** start INFORMATION SUPPLIED **

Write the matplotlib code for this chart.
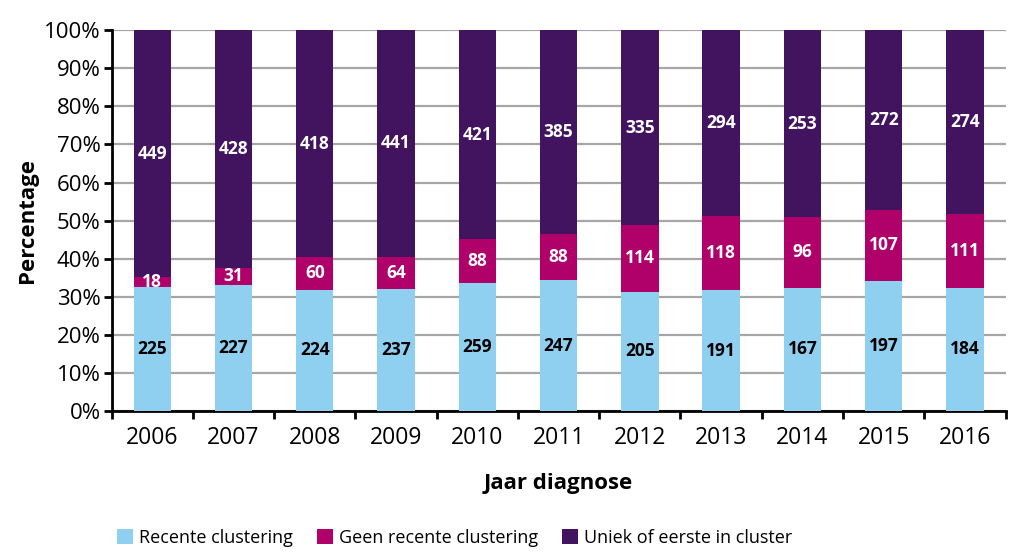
import matplotlib.pyplot as plt
import numpy as np
from matplotlib.ticker import FixedLocator, FuncFormatter

plt.rcParams['font.family'] = ['Open Sans', 'DejaVu Sans']

years = ['2006', '2007', '2008', '2009', '2010', '2011', '2012', '2013', '2014', '2015', '2016']
recent = [225, 227, 224, 237, 259, 247, 205, 191, 167, 197, 184]
geen_recent = [18, 31, 60, 64, 88, 88, 114, 118, 96, 107, 111]
uniek = [449, 428, 418, 441, 421, 385, 335, 294, 253, 272, 274]

series_names = ['Recente clustering', 'Geen recente clustering', 'Uniek of eerste in cluster']
colors = ['#8FD0F0', '#B0006A', '#42145F']
label_colors = ['black', 'white', 'white']

counts = np.array([recent, geen_recent, uniek], dtype=float)
pct = counts / counts.sum(axis=0) * 100

fig = plt.figure(figsize=(10.24, 5.6), dpi=100)
ax = fig.add_axes([0.109, 0.266, 0.873, 0.68])

x = np.arange(len(years))
bottom = np.zeros(len(years))
for i in range(3):
    ax.bar(x, pct[i], bottom=bottom, width=0.46, color=colors[i], label=series_names[i], zorder=3)
    for j in range(len(years)):
        ax.text(x[j], bottom[j] + pct[i][j] / 2, str(int(counts[i][j])), ha='center', va='center',
                fontsize=12.5, fontweight='bold', color=label_colors[i], zorder=4)
    bottom += pct[i]

ax.set_xlim(-0.5, len(years) - 0.5)
ax.set_ylim(0, 100)
ax.set_yticks(np.arange(0, 101, 10))
ax.yaxis.set_major_formatter(FuncFormatter(lambda v, p: f'{int(v)}%'))
ax.grid(axis='y', color='#A6A6A6', linewidth=1.6, zorder=0)

ax.set_xticks(x)
ax.set_xticklabels(years)
ax.xaxis.set_minor_locator(FixedLocator(np.arange(-0.5, len(years), 1)))
ax.tick_params(axis='x', which='major', length=0, pad=11, labelsize=16.5)
ax.tick_params(axis='x', which='minor', length=6, width=2, direction='out')
ax.tick_params(axis='y', length=6, width=2, labelsize=16, pad=2)

for s in ['top', 'right']:
    ax.spines[s].set_visible(False)
ax.spines['left'].set_linewidth(2)
ax.spines['bottom'].set_linewidth(2)

ax.set_ylabel('Percentage', fontsize=16, fontweight='bold', labelpad=4)
ax.set_xlabel('Jaar diagnose', fontsize=16, fontweight='bold', labelpad=16)

handles, labels = ax.get_legend_handles_labels()
fig.legend(handles, labels, loc='lower left', bbox_to_anchor=(0.098, -0.005), ncol=3, frameon=False,
           fontsize=13, handlelength=0.9, handleheight=0.9, handletextpad=0.35, columnspacing=1.3)

fig.savefig('out.png', dpi=100)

** end INFORMATION SUPPLIED **

WHAT YOU WILL DO
Without the pictures, write out all of the material exactly.

TASK RESULT
Write the matplotlib code for this chart.
import matplotlib.pyplot as plt
import numpy as np
from matplotlib.ticker import FixedLocator, FuncFormatter

plt.rcParams['font.family'] = ['Open Sans', 'DejaVu Sans']

years = ['2006', '2007', '2008', '2009', '2010', '2011', '2012', '2013', '2014', '2015', '2016']
recent = [225, 227, 224, 237, 259, 247, 205, 191, 167, 197, 184]
geen_recent = [18, 31, 60, 64, 88, 88, 114, 118, 96, 107, 111]
uniek = [449, 428, 418, 441, 421, 385, 335, 294, 253, 272, 274]

series_names = ['Recente clustering', 'Geen recente clustering', 'Uniek of eerste in cluster']
colors = ['#8FD0F0', '#B0006A', '#42145F']
label_colors = ['black', 'white', 'white']

counts = np.array([recent, geen_recent, uniek], dtype=float)
pct = counts / counts.sum(axis=0) * 100

fig = plt.figure(figsize=(10.24, 5.6), dpi=100)
ax = fig.add_axes([0.109, 0.266, 0.873, 0.68])

x = np.arange(len(years))
bottom = np.zeros(len(years))
for i in range(3):
    ax.bar(x, pct[i], bottom=bottom, width=0.46, color=colors[i], label=series_names[i], zorder=3)
    for j in range(len(years)):
        ax.text(x[j], bottom[j] + pct[i][j] / 2, str(int(counts[i][j])), ha='center', va='center',
                fontsize=12.5, fontweight='bold', color=label_colors[i], zorder=4)
    bottom += pct[i]

ax.set_xlim(-0.5, len(years) - 0.5)
ax.set_ylim(0, 100)
ax.set_yticks(np.arange(0, 101, 10))
ax.yaxis.set_major_formatter(FuncFormatter(lambda v, p: f'{int(v)}%'))
ax.grid(axis='y', color='#A6A6A6', linewidth=1.6, zorder=0)

ax.set_xticks(x)
ax.set_xticklabels(years)
ax.xaxis.set_minor_locator(FixedLocator(np.arange(-0.5, len(years), 1)))
ax.tick_params(axis='x', which='major', length=0, pad=11, labelsize=16.5)
ax.tick_params(axis='x', which='minor', length=6, width=2, direction='out')
ax.tick_params(axis='y', length=6, width=2, labelsize=16, pad=2)

for s in ['top', 'right']:
    ax.spines[s].set_visible(False)
ax.spines['left'].set_linewidth(2)
ax.spines['bottom'].set_linewidth(2)

ax.set_ylabel('Percentage', fontsize=16, fontweight='bold', labelpad=4)
ax.set_xlabel('Jaar diagnose', fontsize=16, fontweight='bold', labelpad=16)

handles, labels = ax.get_legend_handles_labels()
fig.legend(handles, labels, loc='lower left', bbox_to_anchor=(0.098, -0.005), ncol=3, frameon=False,
           fontsize=13, handlelength=0.9, handleheight=0.9, handletextpad=0.35, columnspacing=1.3)

fig.savefig('out.png', dpi=100)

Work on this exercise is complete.